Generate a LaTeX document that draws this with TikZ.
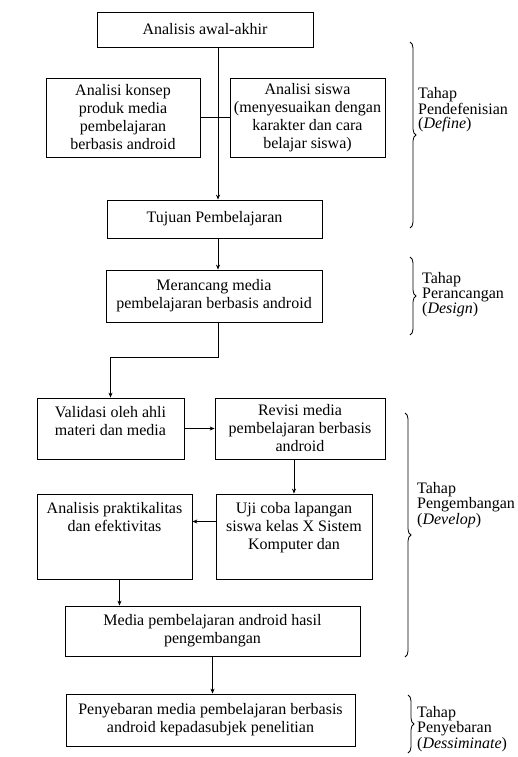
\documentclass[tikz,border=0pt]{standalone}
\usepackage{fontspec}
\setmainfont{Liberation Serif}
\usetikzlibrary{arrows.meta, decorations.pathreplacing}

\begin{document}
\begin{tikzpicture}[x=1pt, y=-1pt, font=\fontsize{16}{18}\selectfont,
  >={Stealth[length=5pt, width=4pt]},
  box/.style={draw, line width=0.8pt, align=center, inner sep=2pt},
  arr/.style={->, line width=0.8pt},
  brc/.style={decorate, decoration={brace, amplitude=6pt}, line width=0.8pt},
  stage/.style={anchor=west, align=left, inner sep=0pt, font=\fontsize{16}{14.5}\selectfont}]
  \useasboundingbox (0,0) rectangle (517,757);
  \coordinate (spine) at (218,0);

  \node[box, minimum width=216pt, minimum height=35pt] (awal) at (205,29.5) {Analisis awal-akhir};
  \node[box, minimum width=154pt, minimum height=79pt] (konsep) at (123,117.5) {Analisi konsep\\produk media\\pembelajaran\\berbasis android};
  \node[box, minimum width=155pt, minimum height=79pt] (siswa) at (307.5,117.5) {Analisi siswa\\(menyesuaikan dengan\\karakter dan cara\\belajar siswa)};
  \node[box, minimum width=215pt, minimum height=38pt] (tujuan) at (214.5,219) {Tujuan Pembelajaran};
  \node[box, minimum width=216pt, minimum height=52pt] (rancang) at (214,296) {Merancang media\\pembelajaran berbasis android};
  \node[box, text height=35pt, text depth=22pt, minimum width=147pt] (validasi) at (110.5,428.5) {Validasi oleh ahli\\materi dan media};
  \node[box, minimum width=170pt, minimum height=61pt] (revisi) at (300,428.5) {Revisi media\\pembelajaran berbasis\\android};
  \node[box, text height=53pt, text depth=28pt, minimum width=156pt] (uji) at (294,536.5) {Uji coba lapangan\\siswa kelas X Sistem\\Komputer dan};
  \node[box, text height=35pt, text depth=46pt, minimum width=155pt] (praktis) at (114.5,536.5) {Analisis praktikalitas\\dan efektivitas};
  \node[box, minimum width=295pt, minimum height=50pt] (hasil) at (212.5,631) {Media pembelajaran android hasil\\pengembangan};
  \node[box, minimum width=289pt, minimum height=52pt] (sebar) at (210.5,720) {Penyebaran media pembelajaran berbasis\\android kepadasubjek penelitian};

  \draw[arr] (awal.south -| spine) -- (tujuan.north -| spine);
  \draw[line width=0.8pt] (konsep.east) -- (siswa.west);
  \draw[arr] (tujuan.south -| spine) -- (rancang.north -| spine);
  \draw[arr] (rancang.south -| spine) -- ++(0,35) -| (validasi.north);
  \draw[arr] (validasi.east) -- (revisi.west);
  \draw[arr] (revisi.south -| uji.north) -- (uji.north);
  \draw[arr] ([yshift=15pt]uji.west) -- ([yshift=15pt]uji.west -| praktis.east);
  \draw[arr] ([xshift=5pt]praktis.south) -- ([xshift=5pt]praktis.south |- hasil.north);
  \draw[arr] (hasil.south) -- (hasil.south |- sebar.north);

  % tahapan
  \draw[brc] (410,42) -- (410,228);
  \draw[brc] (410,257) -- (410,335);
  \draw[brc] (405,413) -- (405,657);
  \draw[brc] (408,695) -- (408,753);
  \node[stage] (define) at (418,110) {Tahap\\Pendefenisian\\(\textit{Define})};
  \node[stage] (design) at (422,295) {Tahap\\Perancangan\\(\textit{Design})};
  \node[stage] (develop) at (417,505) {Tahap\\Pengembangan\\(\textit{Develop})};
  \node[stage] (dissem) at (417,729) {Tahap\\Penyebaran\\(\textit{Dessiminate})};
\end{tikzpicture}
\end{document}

__WHAT YOU ARE ASKED TO DO__. Please take the lines from the beginning of the data above through the line holding "(spine) at (218,0);" and transcribe them exactly, without any pictures.

__ANSWER__.
Generate a LaTeX document that draws this with TikZ.
\documentclass[tikz,border=0pt]{standalone}
\usepackage{fontspec}
\setmainfont{Liberation Serif}
\usetikzlibrary{arrows.meta, decorations.pathreplacing}

\begin{document}
\begin{tikzpicture}[x=1pt, y=-1pt, font=\fontsize{16}{18}\selectfont,
  >={Stealth[length=5pt, width=4pt]},
  box/.style={draw, line width=0.8pt, align=center, inner sep=2pt},
  arr/.style={->, line width=0.8pt},
  brc/.style={decorate, decoration={brace, amplitude=6pt}, line width=0.8pt},
  stage/.style={anchor=west, align=left, inner sep=0pt, font=\fontsize{16}{14.5}\selectfont}]
  \useasboundingbox (0,0) rectangle (517,757);
  \coordinate (spine) at (218,0);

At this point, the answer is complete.